Challenge ▸ Keep only the lines that hold the string "Give", filtering out the rest of the entries below.

(Source code of charts)
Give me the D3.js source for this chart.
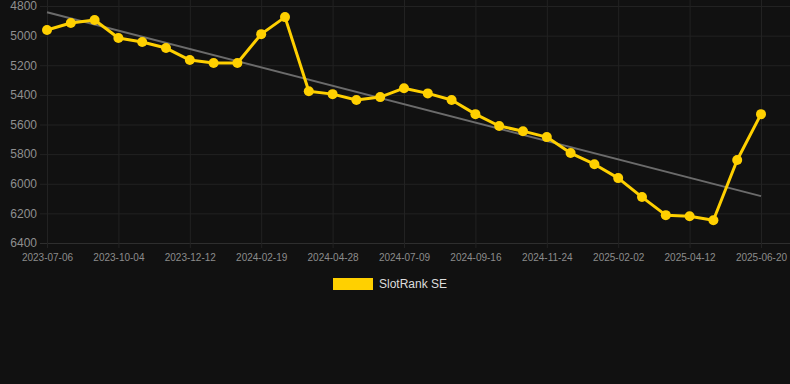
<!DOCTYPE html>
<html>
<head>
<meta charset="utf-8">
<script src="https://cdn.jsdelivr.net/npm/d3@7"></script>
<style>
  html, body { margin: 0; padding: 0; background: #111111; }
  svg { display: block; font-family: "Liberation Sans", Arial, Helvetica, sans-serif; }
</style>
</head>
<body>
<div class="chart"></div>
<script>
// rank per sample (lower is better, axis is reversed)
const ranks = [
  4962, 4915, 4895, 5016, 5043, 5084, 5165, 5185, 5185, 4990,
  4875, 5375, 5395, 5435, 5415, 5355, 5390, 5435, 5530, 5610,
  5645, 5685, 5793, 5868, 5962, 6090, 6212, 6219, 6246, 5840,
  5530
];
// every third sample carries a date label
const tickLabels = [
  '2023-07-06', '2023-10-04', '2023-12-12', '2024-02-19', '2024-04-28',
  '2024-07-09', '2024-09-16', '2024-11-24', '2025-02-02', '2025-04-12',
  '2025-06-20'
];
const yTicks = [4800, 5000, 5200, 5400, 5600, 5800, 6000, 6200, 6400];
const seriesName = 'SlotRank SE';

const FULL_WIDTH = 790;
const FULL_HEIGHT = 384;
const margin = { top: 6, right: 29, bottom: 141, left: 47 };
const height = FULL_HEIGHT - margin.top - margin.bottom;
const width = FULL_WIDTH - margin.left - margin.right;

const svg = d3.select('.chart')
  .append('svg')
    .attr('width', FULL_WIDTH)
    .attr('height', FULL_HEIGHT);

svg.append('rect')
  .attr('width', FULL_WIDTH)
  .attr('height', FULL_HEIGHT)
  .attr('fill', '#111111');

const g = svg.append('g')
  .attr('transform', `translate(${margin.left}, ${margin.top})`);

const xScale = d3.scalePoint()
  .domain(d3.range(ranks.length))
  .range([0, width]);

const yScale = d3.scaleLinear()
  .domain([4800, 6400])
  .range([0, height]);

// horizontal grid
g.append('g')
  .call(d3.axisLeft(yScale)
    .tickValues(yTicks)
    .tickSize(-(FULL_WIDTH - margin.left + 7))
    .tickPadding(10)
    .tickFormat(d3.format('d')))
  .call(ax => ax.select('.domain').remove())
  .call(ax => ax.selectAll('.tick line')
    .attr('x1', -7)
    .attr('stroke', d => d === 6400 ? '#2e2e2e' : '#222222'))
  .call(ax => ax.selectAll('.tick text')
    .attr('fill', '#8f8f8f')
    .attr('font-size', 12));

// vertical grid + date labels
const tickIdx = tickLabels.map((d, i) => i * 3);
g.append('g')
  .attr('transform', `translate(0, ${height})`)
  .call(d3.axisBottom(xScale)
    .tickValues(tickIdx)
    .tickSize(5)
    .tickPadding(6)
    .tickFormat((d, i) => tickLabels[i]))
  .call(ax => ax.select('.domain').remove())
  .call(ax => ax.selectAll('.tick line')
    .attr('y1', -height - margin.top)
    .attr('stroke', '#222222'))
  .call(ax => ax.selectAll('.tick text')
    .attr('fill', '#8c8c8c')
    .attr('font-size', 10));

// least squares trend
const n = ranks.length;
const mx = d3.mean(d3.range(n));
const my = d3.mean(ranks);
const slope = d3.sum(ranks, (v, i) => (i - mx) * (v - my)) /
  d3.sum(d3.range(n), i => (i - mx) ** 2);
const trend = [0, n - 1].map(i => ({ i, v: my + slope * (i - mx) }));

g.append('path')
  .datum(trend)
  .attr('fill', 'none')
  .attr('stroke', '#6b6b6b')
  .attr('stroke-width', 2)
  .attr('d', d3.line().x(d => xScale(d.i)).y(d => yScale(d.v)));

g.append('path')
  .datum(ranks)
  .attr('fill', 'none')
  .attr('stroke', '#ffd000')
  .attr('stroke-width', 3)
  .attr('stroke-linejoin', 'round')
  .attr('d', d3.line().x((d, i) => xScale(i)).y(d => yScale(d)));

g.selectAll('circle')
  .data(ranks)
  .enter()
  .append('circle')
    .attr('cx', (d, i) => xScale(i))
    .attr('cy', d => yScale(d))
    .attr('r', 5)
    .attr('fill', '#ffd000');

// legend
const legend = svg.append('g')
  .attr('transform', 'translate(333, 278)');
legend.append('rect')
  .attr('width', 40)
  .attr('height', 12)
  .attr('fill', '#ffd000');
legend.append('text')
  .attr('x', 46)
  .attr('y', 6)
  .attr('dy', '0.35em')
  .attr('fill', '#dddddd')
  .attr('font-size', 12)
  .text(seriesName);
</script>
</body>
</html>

...

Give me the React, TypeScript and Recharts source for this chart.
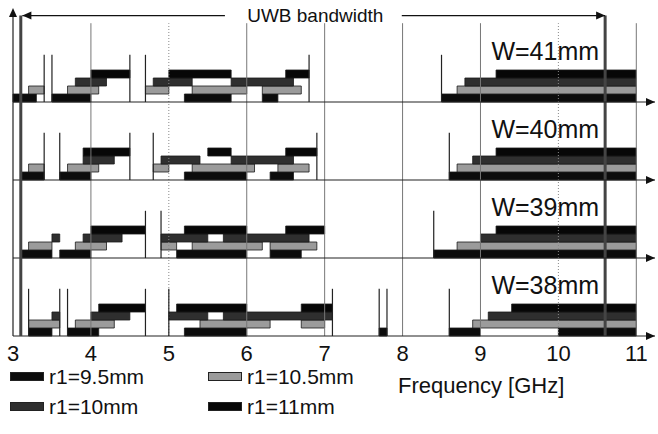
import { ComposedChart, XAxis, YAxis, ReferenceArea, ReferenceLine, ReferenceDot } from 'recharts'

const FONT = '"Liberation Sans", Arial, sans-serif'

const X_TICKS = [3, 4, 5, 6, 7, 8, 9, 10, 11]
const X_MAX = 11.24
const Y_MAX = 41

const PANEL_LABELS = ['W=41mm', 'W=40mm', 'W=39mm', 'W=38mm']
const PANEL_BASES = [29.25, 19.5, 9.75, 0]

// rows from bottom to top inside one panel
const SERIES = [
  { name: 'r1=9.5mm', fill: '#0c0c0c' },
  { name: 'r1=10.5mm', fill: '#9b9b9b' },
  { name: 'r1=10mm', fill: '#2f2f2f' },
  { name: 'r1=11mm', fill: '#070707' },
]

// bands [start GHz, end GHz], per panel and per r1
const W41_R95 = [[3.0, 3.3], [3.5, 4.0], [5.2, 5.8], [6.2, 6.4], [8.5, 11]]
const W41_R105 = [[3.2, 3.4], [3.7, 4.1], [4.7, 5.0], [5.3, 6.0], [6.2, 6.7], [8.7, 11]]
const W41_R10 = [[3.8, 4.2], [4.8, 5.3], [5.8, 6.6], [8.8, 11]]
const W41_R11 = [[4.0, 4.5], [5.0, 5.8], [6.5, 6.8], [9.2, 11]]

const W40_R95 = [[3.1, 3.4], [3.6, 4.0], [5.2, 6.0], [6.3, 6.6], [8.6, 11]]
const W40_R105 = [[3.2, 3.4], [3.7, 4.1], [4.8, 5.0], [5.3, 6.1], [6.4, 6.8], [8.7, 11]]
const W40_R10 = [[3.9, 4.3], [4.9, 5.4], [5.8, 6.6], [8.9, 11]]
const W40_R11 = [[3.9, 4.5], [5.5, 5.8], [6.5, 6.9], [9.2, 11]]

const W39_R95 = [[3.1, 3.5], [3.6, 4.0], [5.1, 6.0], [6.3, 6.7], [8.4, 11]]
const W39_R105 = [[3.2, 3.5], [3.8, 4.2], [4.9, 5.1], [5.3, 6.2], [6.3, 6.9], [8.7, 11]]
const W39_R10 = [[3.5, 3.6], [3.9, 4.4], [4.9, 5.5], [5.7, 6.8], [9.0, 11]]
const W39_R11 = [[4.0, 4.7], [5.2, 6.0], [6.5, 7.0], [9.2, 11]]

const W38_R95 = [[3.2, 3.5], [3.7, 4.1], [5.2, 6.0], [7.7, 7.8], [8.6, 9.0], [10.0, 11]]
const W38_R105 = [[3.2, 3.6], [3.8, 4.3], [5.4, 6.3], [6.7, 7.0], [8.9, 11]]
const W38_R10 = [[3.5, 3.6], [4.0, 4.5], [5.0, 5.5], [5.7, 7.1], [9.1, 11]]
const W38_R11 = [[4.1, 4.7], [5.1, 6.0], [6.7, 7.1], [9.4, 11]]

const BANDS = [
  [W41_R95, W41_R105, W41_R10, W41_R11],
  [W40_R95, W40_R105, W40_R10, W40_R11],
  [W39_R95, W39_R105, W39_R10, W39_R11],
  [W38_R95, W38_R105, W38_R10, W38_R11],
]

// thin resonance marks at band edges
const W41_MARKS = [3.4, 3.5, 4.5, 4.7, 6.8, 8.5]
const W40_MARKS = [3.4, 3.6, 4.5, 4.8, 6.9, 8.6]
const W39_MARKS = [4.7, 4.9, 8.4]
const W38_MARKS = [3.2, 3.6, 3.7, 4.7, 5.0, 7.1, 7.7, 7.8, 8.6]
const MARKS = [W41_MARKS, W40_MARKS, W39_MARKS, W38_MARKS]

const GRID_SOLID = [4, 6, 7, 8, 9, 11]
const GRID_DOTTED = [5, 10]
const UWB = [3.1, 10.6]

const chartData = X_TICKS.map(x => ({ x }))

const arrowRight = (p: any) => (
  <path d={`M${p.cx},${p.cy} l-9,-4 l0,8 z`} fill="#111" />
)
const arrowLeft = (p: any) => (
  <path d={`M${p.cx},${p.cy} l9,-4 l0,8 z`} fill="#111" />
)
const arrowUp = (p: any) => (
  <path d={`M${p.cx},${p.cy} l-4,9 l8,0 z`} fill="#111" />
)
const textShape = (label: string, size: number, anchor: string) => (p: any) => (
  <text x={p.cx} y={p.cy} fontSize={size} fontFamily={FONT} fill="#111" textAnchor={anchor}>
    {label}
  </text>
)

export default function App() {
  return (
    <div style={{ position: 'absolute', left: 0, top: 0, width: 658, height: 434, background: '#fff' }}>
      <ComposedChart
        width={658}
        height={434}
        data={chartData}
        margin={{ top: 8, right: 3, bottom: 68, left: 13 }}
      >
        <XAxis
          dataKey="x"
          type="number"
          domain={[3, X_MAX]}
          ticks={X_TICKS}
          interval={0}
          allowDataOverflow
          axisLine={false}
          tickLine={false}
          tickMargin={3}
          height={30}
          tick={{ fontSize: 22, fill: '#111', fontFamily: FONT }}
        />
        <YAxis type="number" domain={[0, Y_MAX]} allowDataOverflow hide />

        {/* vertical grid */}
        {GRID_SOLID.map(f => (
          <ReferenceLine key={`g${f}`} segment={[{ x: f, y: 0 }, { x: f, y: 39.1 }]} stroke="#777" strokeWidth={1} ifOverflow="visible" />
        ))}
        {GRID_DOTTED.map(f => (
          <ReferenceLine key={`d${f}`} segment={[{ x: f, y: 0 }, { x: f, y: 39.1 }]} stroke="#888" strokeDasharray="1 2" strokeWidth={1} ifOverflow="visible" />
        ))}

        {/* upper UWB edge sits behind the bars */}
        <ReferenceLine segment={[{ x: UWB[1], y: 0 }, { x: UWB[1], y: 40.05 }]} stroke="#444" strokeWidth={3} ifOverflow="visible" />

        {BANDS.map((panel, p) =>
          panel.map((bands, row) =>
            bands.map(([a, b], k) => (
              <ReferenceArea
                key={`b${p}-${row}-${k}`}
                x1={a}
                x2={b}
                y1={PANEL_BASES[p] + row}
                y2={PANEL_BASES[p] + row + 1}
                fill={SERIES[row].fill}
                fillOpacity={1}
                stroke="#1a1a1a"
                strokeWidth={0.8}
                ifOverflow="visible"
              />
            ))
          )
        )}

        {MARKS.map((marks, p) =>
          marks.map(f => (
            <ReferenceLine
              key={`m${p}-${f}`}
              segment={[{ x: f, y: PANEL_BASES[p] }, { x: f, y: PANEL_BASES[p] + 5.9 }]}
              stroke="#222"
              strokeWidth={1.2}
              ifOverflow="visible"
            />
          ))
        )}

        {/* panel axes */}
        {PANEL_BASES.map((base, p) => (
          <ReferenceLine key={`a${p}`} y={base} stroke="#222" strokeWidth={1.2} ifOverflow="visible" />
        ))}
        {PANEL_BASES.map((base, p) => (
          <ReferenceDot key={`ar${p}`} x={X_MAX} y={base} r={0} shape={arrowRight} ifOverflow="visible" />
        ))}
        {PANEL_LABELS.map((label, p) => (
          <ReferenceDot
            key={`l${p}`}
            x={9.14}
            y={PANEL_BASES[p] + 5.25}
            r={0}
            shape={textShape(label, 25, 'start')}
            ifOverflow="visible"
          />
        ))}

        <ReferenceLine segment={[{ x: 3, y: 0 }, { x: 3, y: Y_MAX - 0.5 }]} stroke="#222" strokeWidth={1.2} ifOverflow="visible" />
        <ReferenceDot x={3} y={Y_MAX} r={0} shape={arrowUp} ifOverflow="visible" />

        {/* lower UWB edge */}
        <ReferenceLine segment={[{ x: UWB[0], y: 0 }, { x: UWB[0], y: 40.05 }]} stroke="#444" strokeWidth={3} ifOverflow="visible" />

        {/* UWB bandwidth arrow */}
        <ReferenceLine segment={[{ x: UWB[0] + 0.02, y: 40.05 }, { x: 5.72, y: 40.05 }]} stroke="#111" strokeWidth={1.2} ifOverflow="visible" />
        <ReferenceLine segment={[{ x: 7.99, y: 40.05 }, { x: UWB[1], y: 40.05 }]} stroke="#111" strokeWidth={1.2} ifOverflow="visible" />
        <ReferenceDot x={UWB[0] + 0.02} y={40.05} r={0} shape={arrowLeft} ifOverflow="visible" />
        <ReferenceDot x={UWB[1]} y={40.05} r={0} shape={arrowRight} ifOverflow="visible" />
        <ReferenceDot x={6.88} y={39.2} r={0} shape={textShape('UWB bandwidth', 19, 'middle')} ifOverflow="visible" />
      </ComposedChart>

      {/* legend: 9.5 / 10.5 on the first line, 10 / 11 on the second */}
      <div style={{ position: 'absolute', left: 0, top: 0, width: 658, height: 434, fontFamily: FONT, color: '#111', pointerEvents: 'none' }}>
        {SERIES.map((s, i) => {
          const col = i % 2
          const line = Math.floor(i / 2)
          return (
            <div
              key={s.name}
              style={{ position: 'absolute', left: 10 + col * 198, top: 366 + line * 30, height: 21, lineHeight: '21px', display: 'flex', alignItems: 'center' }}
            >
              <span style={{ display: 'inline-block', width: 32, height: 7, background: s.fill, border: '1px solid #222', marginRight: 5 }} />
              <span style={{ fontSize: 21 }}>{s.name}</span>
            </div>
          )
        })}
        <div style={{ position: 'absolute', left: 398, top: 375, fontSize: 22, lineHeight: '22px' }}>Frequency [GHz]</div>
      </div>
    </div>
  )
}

* * *

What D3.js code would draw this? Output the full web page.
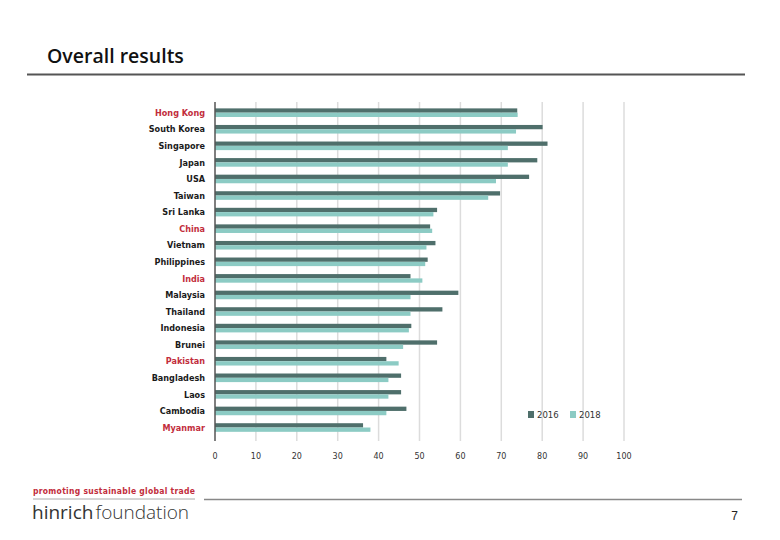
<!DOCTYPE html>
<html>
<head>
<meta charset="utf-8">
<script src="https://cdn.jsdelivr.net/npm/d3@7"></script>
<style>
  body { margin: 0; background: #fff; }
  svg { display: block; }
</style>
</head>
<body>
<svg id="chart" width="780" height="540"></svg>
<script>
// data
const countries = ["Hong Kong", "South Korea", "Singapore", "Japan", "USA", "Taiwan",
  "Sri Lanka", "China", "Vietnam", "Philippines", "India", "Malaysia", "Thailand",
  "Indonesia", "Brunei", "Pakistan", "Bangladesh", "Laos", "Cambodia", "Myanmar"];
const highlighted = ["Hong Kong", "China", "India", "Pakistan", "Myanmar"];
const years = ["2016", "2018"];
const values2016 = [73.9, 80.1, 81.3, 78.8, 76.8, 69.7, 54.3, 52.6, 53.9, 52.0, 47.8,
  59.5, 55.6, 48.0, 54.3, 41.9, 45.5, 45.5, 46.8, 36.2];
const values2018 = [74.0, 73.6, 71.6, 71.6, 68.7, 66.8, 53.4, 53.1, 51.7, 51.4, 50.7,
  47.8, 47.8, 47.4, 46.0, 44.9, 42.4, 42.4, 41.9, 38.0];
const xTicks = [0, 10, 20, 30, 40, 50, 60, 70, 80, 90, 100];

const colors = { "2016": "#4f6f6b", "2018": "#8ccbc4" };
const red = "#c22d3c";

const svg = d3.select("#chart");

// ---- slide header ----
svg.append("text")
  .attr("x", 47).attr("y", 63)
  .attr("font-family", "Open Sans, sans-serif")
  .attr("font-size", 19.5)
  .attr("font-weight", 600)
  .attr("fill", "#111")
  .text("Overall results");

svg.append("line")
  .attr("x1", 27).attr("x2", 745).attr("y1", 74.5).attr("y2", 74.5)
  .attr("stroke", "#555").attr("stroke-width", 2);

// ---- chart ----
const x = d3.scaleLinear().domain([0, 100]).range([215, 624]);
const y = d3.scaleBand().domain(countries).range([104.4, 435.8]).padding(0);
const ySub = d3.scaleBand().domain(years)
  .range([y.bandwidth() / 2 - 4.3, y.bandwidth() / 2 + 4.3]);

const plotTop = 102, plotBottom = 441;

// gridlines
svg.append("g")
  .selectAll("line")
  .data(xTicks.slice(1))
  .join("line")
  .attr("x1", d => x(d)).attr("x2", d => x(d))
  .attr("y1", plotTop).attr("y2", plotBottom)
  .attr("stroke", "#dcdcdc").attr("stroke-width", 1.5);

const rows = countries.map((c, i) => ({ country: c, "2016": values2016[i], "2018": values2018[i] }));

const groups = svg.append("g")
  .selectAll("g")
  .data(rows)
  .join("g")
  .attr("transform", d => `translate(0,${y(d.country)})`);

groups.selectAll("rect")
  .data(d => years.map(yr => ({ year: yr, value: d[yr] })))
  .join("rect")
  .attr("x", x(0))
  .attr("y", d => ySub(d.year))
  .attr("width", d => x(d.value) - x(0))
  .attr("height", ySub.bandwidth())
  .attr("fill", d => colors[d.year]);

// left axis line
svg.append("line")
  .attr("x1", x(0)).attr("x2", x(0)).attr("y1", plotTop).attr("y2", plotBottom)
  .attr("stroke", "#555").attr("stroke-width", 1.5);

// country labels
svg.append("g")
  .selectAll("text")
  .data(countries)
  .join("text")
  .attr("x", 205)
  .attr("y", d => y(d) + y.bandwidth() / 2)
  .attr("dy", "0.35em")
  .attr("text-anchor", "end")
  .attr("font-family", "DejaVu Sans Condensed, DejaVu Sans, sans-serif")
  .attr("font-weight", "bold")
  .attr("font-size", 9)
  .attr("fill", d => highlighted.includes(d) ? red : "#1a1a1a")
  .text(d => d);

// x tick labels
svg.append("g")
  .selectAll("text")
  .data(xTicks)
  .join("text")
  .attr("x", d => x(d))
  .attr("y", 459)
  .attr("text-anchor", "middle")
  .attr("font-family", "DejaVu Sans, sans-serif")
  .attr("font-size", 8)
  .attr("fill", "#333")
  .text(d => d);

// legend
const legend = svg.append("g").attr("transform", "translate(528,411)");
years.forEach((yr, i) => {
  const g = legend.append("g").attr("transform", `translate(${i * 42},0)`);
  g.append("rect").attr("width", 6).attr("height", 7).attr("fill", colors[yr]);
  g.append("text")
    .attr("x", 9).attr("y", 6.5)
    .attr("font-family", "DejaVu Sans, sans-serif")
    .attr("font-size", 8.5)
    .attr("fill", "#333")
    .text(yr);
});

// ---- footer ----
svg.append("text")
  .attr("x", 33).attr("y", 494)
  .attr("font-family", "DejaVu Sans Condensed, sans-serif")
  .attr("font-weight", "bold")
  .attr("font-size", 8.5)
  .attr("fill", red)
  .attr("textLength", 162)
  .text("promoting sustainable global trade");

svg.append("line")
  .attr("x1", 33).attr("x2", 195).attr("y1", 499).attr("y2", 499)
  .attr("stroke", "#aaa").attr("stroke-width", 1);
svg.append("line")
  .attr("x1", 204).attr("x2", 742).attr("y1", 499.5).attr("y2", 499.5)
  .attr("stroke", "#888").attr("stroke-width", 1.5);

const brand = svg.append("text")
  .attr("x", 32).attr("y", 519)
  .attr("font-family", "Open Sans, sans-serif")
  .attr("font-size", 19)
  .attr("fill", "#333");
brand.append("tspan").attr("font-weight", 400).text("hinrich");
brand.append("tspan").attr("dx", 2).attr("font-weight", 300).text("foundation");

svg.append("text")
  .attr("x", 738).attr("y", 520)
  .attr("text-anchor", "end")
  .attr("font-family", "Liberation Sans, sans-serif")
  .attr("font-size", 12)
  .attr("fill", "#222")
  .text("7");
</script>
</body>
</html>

Answer to the problem ▸
Give me the D3.js source for this chart.
Give me the React, TypeScript and Recharts source for this chart.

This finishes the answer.